◆ Source material ◆
* start *
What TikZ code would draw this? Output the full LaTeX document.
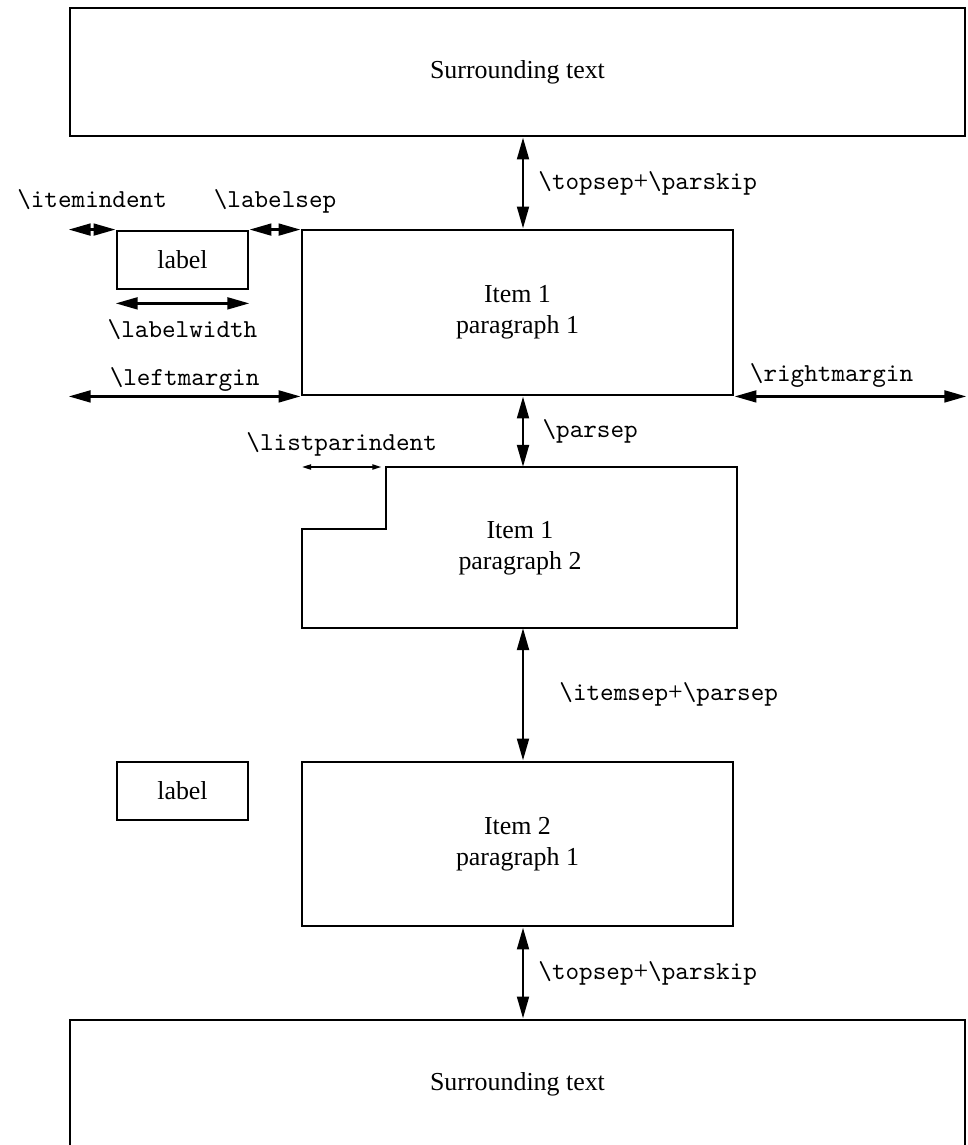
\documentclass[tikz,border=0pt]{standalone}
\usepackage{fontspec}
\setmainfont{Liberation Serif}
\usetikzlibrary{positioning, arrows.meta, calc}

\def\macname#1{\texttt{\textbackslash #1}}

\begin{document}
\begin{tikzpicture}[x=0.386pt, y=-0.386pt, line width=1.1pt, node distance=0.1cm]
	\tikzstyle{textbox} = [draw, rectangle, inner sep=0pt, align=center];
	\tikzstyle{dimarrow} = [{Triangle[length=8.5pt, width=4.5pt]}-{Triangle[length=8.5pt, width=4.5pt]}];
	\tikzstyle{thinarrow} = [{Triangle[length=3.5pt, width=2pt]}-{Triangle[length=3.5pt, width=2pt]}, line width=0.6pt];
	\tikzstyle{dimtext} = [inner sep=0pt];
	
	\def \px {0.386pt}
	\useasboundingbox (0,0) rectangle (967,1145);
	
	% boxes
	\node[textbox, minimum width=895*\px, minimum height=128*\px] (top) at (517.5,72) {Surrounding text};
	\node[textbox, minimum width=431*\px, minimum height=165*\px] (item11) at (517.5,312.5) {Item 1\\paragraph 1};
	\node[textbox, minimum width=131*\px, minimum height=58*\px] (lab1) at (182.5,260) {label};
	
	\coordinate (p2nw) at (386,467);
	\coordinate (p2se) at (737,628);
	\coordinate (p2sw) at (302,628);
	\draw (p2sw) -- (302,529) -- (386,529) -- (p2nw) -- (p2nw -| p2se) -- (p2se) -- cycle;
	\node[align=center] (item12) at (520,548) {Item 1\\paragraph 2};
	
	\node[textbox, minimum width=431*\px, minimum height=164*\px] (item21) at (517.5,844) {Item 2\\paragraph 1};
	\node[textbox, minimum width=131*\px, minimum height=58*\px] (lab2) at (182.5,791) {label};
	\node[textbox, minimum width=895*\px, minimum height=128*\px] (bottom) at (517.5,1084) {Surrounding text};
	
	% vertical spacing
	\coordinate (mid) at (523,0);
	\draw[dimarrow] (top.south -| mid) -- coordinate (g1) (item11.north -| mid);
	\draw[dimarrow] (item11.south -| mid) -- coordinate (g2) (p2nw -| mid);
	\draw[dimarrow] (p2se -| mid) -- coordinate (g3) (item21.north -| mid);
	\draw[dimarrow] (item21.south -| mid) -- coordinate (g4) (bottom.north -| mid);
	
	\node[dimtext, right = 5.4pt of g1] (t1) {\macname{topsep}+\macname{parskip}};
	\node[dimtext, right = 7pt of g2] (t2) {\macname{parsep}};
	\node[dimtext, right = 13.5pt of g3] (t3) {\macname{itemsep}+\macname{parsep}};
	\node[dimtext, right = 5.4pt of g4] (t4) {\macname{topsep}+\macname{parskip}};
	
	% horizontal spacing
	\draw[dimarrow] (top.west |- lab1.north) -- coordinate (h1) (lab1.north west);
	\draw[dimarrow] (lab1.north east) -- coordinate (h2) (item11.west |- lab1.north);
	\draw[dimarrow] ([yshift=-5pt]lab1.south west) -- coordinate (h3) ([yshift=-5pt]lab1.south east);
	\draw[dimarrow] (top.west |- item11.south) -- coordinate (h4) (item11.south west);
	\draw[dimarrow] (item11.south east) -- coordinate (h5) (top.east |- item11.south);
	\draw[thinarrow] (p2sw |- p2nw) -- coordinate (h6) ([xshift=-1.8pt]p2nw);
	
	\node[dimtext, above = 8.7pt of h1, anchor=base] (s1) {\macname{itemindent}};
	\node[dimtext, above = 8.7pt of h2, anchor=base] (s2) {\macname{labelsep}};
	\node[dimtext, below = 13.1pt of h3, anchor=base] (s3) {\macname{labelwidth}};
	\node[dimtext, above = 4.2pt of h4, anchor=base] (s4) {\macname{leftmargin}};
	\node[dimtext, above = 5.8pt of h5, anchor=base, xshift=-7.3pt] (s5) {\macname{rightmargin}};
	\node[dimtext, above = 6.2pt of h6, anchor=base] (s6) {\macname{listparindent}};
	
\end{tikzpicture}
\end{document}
* end *
◆ The exercise ◆
Pictures are excluded: retype only the lines from the beginning of the listing above through the line with "(0,0) rectangle (967,1145);", both included.

◆ Solution for this problem ◆
What TikZ code would draw this? Output the full LaTeX document.
\documentclass[tikz,border=0pt]{standalone}
\usepackage{fontspec}
\setmainfont{Liberation Serif}
\usetikzlibrary{positioning, arrows.meta, calc}

\def\macname#1{\texttt{\textbackslash #1}}

\begin{document}
\begin{tikzpicture}[x=0.386pt, y=-0.386pt, line width=1.1pt, node distance=0.1cm]
	\tikzstyle{textbox} = [draw, rectangle, inner sep=0pt, align=center];
	\tikzstyle{dimarrow} = [{Triangle[length=8.5pt, width=4.5pt]}-{Triangle[length=8.5pt, width=4.5pt]}];
	\tikzstyle{thinarrow} = [{Triangle[length=3.5pt, width=2pt]}-{Triangle[length=3.5pt, width=2pt]}, line width=0.6pt];
	\tikzstyle{dimtext} = [inner sep=0pt];
	
	\def \px {0.386pt}
	\useasboundingbox (0,0) rectangle (967,1145);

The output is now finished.